Estuvo en la selección en la “época de Enzo Scorza”. Se iban juntos en el bondi. Esa generación formó la selección uruguaya que disputó el inolvidable Mundial juvenil en Canadá, donde brillaron algunos. Agustín habla de jugadores que se perdieron en ese camino que relata, “cómo me dolía cuando se iba un jugador que quería”, dice. “Me miraba el escudo de la selección en la camiseta y no lo podía creer, no podía dormir antes de ir”. Caminó dos años desde Sayago al Nasazzi y se cansó. En casa no había un mango y Agustín estaba “Varela”. Un día estaba esperando a un amigo que lo pasaba a buscar para ir a una práctica y el amigo no pasó o él llegó tarde, pero ese día se dio cuenta que aquello se había terminado.

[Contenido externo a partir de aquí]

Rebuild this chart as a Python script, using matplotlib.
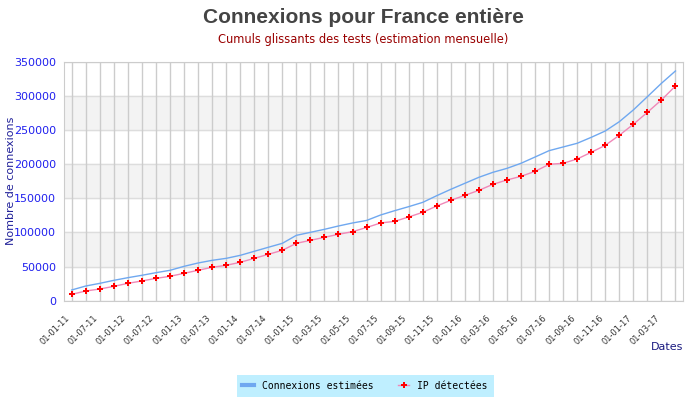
import matplotlib
matplotlib.use("Agg")
import matplotlib.pyplot as plt
from matplotlib.lines import Line2D

# one point per grid line: quarterly until 2015, monthly after
dates = ["01-01-11", "01-04-11", "01-07-11", "01-10-11",
         "01-01-12", "01-04-12", "01-07-12", "01-10-12",
         "01-01-13", "01-04-13", "01-07-13", "01-10-13",
         "01-01-14", "01-04-14", "01-07-14", "01-10-14",
         "01-01-15", "01-02-15", "01-03-15", "01-04-15", "01-05-15", "01-06-15",
         "01-07-15", "01-08-15", "01-09-15", "01-10-15", "01-11-15", "01-12-15",
         "01-01-16", "01-02-16", "01-03-16", "01-04-16", "01-05-16", "01-06-16",
         "01-07-16", "01-08-16", "01-09-16", "01-10-16", "01-11-16", "01-12-16",
         "01-01-17", "01-02-17", "01-03-17", "01-04-17"]

connexions = [15700, 21500, 25400, 29800, 33700, 37200, 41000, 44500,
              50300, 55200, 59100, 62000, 66400, 72300, 78200, 84000,
              95700, 100100, 104500, 109400, 113800, 117500, 125500, 131800,
              137700, 144000, 153800, 163100, 171900, 180700, 188000, 193800,
              201200, 210400, 219700, 225100, 230500, 239200, 248500, 262100,
              279300, 298700, 318300, 336400]

ip_detectees = [9300, 14200, 17100, 21000, 25400, 28900, 32700, 35700,
                40100, 44500, 48900, 51800, 56200, 62000, 67900, 73800,
                84000, 88400, 92800, 97200, 101100, 107200, 113800, 116200,
                122600, 129400, 138700, 147000, 154300, 161600, 170400, 176800,
                182100, 189400, 199700, 201200, 207500, 217300, 227500, 242200,
                258300, 275800, 293900, 314400]

y_ticks = [0, 50000, 100000, 150000, 200000, 250000, 300000, 350000]

fig = plt.figure(figsize=(6.94, 3.99), dpi=100)
ax = fig.add_axes([0.0927, 0.2464, 0.8919, 0.599])

xs = list(range(len(dates)))

# alternating grey bands
for k in range(1, len(y_ticks) - 1, 2):
    ax.axhspan(y_ticks[k], y_ticks[k + 1], color="#f3f3f3", zorder=0)
for t in y_ticks:
    ax.axhline(t, color="#dddddd", lw=1, zorder=1)
for x in xs:
    ax.axvline(x, color="#cccccc", lw=1, zorder=1)

ax.plot(xs, connexions, color="#6fa8f0", lw=1, zorder=3)
ax.plot(xs, ip_detectees, color="#f088b8", lw=1, zorder=3)
ax.plot(xs, ip_detectees, ls="none", marker="P", ms=4.6, color="#ff0000",
        markeredgewidth=0, zorder=4)

ax.set_xlim(-0.527, 43.56)
ax.set_ylim(0, 350000)
ax.set_yticks(y_ticks)
ax.set_yticklabels([str(t) for t in y_ticks], fontsize=8, color="#2020ee")
ax.set_xticks(xs)
ax.set_xticklabels([d if i % 2 == 0 else "" for i, d in enumerate(dates)],
                   rotation=45, ha="right", fontsize=6, color="#333333")
ax.tick_params(length=0)
ax.tick_params(axis="x", pad=9)
ax.tick_params(axis="y", pad=6)
for s in ax.spines.values():
    s.set_color("#cccccc")

fig.text(0.016, 0.546, "Nombre de connexions", fontsize=8, color="#222299",
         rotation=90, ha="center", va="center")
fig.text(0.985, 0.13, "Dates", fontsize=8, color="#1a1a80", ha="right", va="center")

fig.text(0.524, 0.957, "Connexions pour France entière", fontsize=15,
         fontweight="bold", color="#444444", ha="center", va="center",
         family="Liberation Sans")
fig.text(0.524, 0.9, "Cumuls glissants des tests (estimation mensuelle)",
         fontsize=8.3, color="#990000", ha="center", va="center")

handles = [Line2D([], [], color="#6fa8f0", lw=3),
           Line2D([], [], color="#f088b8", lw=1, marker="P", ms=4.6,
                  markerfacecolor="#ff0000", markeredgewidth=0)]
leg = fig.legend(handles, ["Connexions estimées", "IP détectées"], ncol=2,
                 loc="center", bbox_to_anchor=(0.526, 0.033),
                 prop={"family": "DejaVu Sans Mono", "size": 7},
                 facecolor="#bfefff", edgecolor="none", fancybox=False,
                 framealpha=1, handlelength=1.2, columnspacing=2.5,
                 borderpad=0.6)

fig.savefig("out.png", dpi=100)
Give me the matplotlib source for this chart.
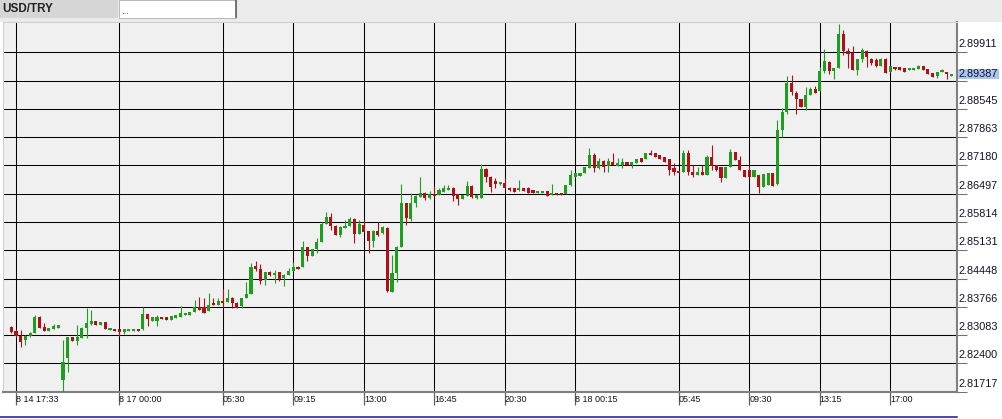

Agustín y Martín fundaron Rockandgol, una marca de camisetas que reúne las pasiones del fútbol y la música. Los diseños forman parte de una discusión casi constante donde participa otro muchacho que al fin y al cabo las diseña, y que también lleva en sus venas ese trille de las inferiores que te hace curtir Montevideo, la calle, los barrios, la gente. En la gira mundial del disco The Game, Queen se presentó en Argentina y Diego, que recién había sido incorporado por Boca Juniors, presentó el tema “Another one bites the dust”, que significa algo así como “Otro que muerde el polvo”, que puede decir un montón de cosas. Ese fue uno de los primeros diseños de la marca. Así empezaron a unir una canción de Johan Cruyff con un pucho de Deep Purple, una gambeta de Angus Young con un poema de George Best, un asado de Pink Floyd retratado en una postal de equipo recordando la letra de “Money” que dice New car, caviar four stars, star daydream, think ill buy me a football team. Los Redondos con Zidane y el Pibe Valderrama, Megan Rapinoe con una canción de los Doors, y Fashanu con otra de Freddy Mercury que dice que quiere ser libre. Las estampas de sus pasiones están en la calle y el fútbol en sus venas, como dice una canción de La 25 que en realidad habla de otra cosa.